En el caso de España, ¿estamos aplicando las políticas adecuadas en el Campo de Gibraltar y territorios aledaños? ¿Es útil centrarnos en la represión, el control y la seguridad únicamente, cuando no está claro que esta estrategia esté funcionando? Quizá, me planteo, hay que preguntarse qué papel desempeñan las condiciones socioeconómicas y la calidad de vida de las personas que viven en esta región, qué condiciones de partida hacen que este fenómeno surja y se desarrolle aquí, y no en otros lugares del sur de España.

El libro ofrece una respuesta o, más bien, la punta del iceberg de una respuesta. La política de drogas española, en particular la política destinada a gestionar el tráfico ilícito de drogas en el área del Estrecho de Gibraltar, se ha centrado en el control de la vida de las personas de este territorio, pero precisamente sin tener en cuenta sus necesidades, sus condiciones de vida. Sin preguntarles qué necesitan. Ha sido una política de control de la vida, pero que ha ejercido dicho control a través de las cosas inertes: prohibiendo las narcolanchas -que de poco parece haber servido-, centrándose en las incautaciones, o gastando millones de euros en reforzar efectivos, olvidando inversiones más fundamentales para la vida de estas comunidades.

Entiéndanme: no estoy negando la importancia ni la necesidad de velar por la seguridad de este espacio. Lo que estoy afirmando es que, en muchas más ocasiones de las que imaginamos, el camino más rápido entre dos puntos no es la línea recta. Preguntemos a las comunidades del Estrecho qué necesitan, apoyémosles, hagamos investigación sobre lo que allí está sucediendo contando con ellas.

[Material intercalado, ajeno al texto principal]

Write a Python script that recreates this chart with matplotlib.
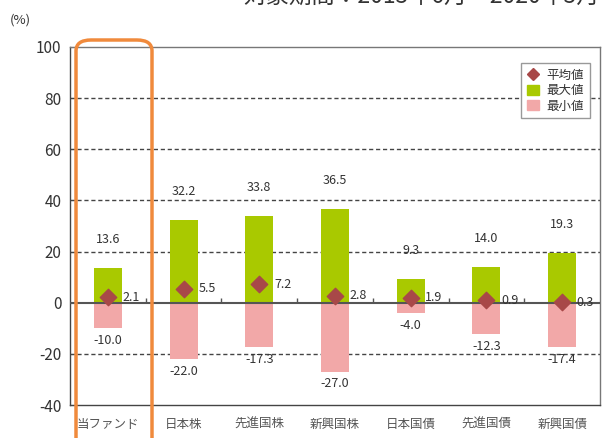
import numpy as np
import matplotlib.pyplot as plt
from matplotlib.lines import Line2D
from matplotlib.patches import Patch, FancyBboxPatch

plt.rcParams['font.family'] = ['Noto Sans CJK JP', 'DejaVu Sans']

categories = ['当ファンド', '日本株', '先進国株', '新興国株', '日本国債', '先進国債', '新興国債']
max_vals = [13.6, 32.2, 33.8, 36.5, 9.3, 14.0, 19.3]
min_vals = [-10.0, -22.0, -17.3, -27.0, -4.0, -12.3, -17.4]
avg_vals = [2.1, 5.5, 7.2, 2.8, 1.9, 0.9, 0.3]
yticks = [100, 80, 60, 40, 20, 0, -20, -40]

green = '#A9C900'
pink = '#F2A8A8'
red = '#A84848'
txt = '#333333'

fig = plt.figure(figsize=(6.03, 4.38), dpi=100)
ax = fig.add_axes([0.116, 0.075, 0.879, 0.818])

x = np.arange(len(categories))
w = 0.37
ax.bar(x, max_vals, width=w, color=green, zorder=2)
ax.bar(x, min_vals, width=w, color=pink, zorder=2)
ax.scatter(x, avg_vals, marker='D', s=70, color=red, zorder=4)

ax.set_xlim(-0.5, len(categories) - 0.5)
ax.set_ylim(-40, 100)
ax.set_yticks(yticks)
ax.set_yticklabels([str(v) for v in yticks], fontsize=11, color=txt)
ax.set_xticks(x)
ax.set_xticklabels(categories, fontsize=9, color='#555555')
ax.tick_params(axis='x', length=0, pad=9)
ax.tick_params(axis='y', direction='in', length=4, color='#444444', pad=6)

for v in [80, 60, 40, 20, -20]:
    ax.axhline(v, color='#444444', lw=1, ls=(0, (3, 2)), zorder=1)
ax.axhline(0, color='#555555', lw=1.5, zorder=3)
ax.vlines(x[:-1] + 0.5, 0, 1.8, color='#555555', lw=1, zorder=3)

for s in ax.spines.values():
    s.set_color('#777777')
    s.set_linewidth(1)
ax.spines['left'].set_color('#444444')
ax.spines['bottom'].set_color('#444444')

for i in range(len(categories)):
    ax.annotate(f'{max_vals[i]:.1f}', (x[i], max_vals[i]), xytext=(0, 16),
                textcoords='offset points', ha='center', va='bottom',
                fontsize=9, color=txt)
    ax.annotate(f'{min_vals[i]:.1f}', (x[i], min_vals[i]), xytext=(0, -4),
                textcoords='offset points', ha='center', va='top',
                fontsize=9, color=txt)
    ax.annotate(f'{avg_vals[i]:.1f}', (x[i] + w / 2, avg_vals[i]), xytext=(0.5, 0),
                textcoords='offset points', ha='left', va='center',
                fontsize=9, color=txt)

handles = [Line2D([], [], marker='D', ls='none', color=red, markersize=6),
           Patch(color=green), Patch(color=pink)]
leg = ax.legend(handles, ['平均値', '最大値', '最小値'], loc='upper right',
                bbox_to_anchor=(0.981, 0.955), fontsize=9, fancybox=False,
                edgecolor='#999999', framealpha=1, handlelength=1.0,
                handleheight=0.8, handletextpad=0.6, borderpad=0.45,
                labelspacing=0.2, borderaxespad=0)
for t in leg.get_texts():
    t.set_color(txt)

fig.text(10 / 603, 1 - 20 / 438, '(%)', fontsize=9.5, color=txt, ha='left', va='center')
fig.text(600 / 603, 1 + 4 / 438, '対象期間：2015年6月～2020年5月', fontsize=16.5,
         color=txt, ha='right', va='center')

box = FancyBboxPatch((76 / 603, -0.05), 76 / 603, 1 - 40 / 438 + 0.05,
                     boxstyle='round,pad=0,rounding_size=0.025',
                     transform=fig.transFigure, facecolor='none',
                     edgecolor='#F08A3C', lw=2.5, clip_on=False, zorder=10)
fig.patches.append(box)

fig.savefig('out.png', dpi=100)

Sí, la investigación social también es evidencia que puede mejorar las políticas de drogas. Tomemos un camino más largo y más difícil para cuidar a las personas y conseguiremos un entorno más seguro y con mayor justicia social. Estoy convencida de que comprobaremos que la ubicación geográfica no es tan determinante para la suerte de una comarca o de todo el sur de España.

 

[1][Podríamos traducirlo por Gobernando la vida humana. (Bio)política, conocimiento y fronteras en la política global de drogas].